In the listing that follows, retype every line from the first through the one containing "at (axis cs:135,90)". Pictures are to be left out.

→ **SUPPLIED INFORMATION**
#####

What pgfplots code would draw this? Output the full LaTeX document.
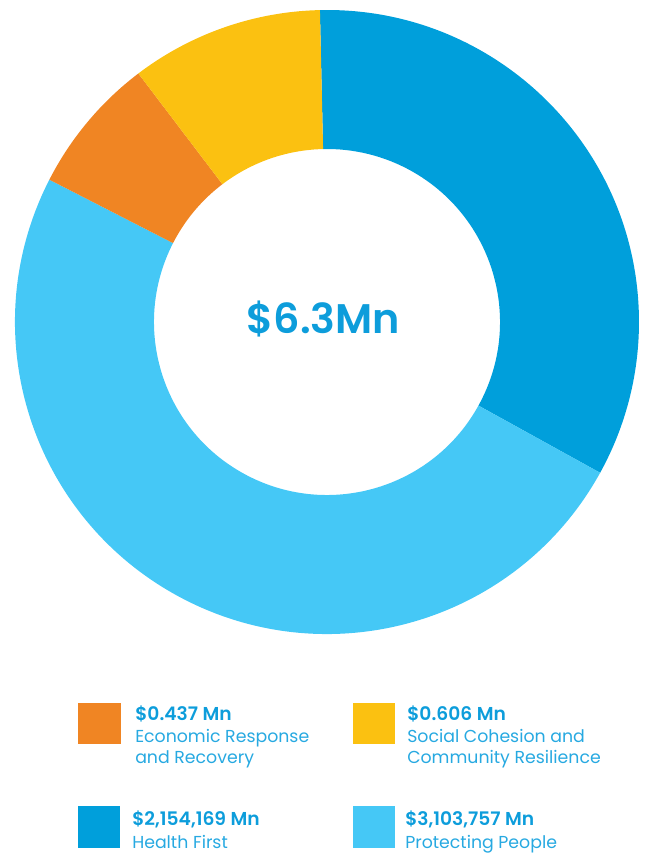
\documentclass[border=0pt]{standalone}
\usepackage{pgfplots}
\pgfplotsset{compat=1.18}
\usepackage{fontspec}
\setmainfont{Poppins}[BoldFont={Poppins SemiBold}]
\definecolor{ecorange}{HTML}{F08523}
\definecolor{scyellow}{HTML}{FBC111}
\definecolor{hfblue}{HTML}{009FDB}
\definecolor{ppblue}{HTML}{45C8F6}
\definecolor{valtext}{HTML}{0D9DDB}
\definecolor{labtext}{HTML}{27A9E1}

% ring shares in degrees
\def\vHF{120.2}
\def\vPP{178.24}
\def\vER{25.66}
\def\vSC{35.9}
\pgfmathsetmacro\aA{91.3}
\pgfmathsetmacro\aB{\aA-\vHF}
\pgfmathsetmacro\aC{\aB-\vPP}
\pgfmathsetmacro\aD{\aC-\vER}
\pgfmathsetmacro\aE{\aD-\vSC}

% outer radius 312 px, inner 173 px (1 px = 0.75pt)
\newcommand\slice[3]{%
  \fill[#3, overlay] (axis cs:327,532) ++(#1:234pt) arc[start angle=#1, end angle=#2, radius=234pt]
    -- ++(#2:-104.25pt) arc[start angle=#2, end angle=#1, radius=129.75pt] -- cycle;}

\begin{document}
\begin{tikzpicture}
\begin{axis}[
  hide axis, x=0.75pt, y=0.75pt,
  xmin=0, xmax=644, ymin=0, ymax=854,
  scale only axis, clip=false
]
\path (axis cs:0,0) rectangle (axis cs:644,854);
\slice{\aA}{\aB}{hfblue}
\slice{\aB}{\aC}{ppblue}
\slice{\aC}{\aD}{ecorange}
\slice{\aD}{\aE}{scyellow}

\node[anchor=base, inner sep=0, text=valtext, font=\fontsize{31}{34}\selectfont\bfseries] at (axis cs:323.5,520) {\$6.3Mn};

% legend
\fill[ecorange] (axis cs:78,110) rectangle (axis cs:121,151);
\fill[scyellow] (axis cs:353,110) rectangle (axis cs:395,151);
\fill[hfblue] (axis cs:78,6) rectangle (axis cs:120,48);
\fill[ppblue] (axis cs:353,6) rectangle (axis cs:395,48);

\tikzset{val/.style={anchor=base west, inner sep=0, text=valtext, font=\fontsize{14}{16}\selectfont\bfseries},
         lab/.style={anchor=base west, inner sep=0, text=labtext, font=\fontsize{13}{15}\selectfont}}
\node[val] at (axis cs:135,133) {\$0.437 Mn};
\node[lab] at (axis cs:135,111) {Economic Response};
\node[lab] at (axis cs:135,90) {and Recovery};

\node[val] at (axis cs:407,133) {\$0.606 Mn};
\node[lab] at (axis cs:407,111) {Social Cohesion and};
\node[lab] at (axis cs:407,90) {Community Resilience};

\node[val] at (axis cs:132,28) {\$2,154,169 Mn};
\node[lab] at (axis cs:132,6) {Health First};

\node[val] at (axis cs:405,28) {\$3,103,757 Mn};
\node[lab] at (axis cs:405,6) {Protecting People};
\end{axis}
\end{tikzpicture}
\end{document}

#####

→ **FULL RESPONSE**
What pgfplots code would draw this? Output the full LaTeX document.
\documentclass[border=0pt]{standalone}
\usepackage{pgfplots}
\pgfplotsset{compat=1.18}
\usepackage{fontspec}
\setmainfont{Poppins}[BoldFont={Poppins SemiBold}]
\definecolor{ecorange}{HTML}{F08523}
\definecolor{scyellow}{HTML}{FBC111}
\definecolor{hfblue}{HTML}{009FDB}
\definecolor{ppblue}{HTML}{45C8F6}
\definecolor{valtext}{HTML}{0D9DDB}
\definecolor{labtext}{HTML}{27A9E1}

% ring shares in degrees
\def\vHF{120.2}
\def\vPP{178.24}
\def\vER{25.66}
\def\vSC{35.9}
\pgfmathsetmacro\aA{91.3}
\pgfmathsetmacro\aB{\aA-\vHF}
\pgfmathsetmacro\aC{\aB-\vPP}
\pgfmathsetmacro\aD{\aC-\vER}
\pgfmathsetmacro\aE{\aD-\vSC}

% outer radius 312 px, inner 173 px (1 px = 0.75pt)
\newcommand\slice[3]{%
  \fill[#3, overlay] (axis cs:327,532) ++(#1:234pt) arc[start angle=#1, end angle=#2, radius=234pt]
    -- ++(#2:-104.25pt) arc[start angle=#2, end angle=#1, radius=129.75pt] -- cycle;}

\begin{document}
\begin{tikzpicture}
\begin{axis}[
  hide axis, x=0.75pt, y=0.75pt,
  xmin=0, xmax=644, ymin=0, ymax=854,
  scale only axis, clip=false
]
\path (axis cs:0,0) rectangle (axis cs:644,854);
\slice{\aA}{\aB}{hfblue}
\slice{\aB}{\aC}{ppblue}
\slice{\aC}{\aD}{ecorange}
\slice{\aD}{\aE}{scyellow}

\node[anchor=base, inner sep=0, text=valtext, font=\fontsize{31}{34}\selectfont\bfseries] at (axis cs:323.5,520) {\$6.3Mn};

% legend
\fill[ecorange] (axis cs:78,110) rectangle (axis cs:121,151);
\fill[scyellow] (axis cs:353,110) rectangle (axis cs:395,151);
\fill[hfblue] (axis cs:78,6) rectangle (axis cs:120,48);
\fill[ppblue] (axis cs:353,6) rectangle (axis cs:395,48);

\tikzset{val/.style={anchor=base west, inner sep=0, text=valtext, font=\fontsize{14}{16}\selectfont\bfseries},
         lab/.style={anchor=base west, inner sep=0, text=labtext, font=\fontsize{13}{15}\selectfont}}
\node[val] at (axis cs:135,133) {\$0.437 Mn};
\node[lab] at (axis cs:135,111) {Economic Response};
\node[lab] at (axis cs:135,90) {and Recovery};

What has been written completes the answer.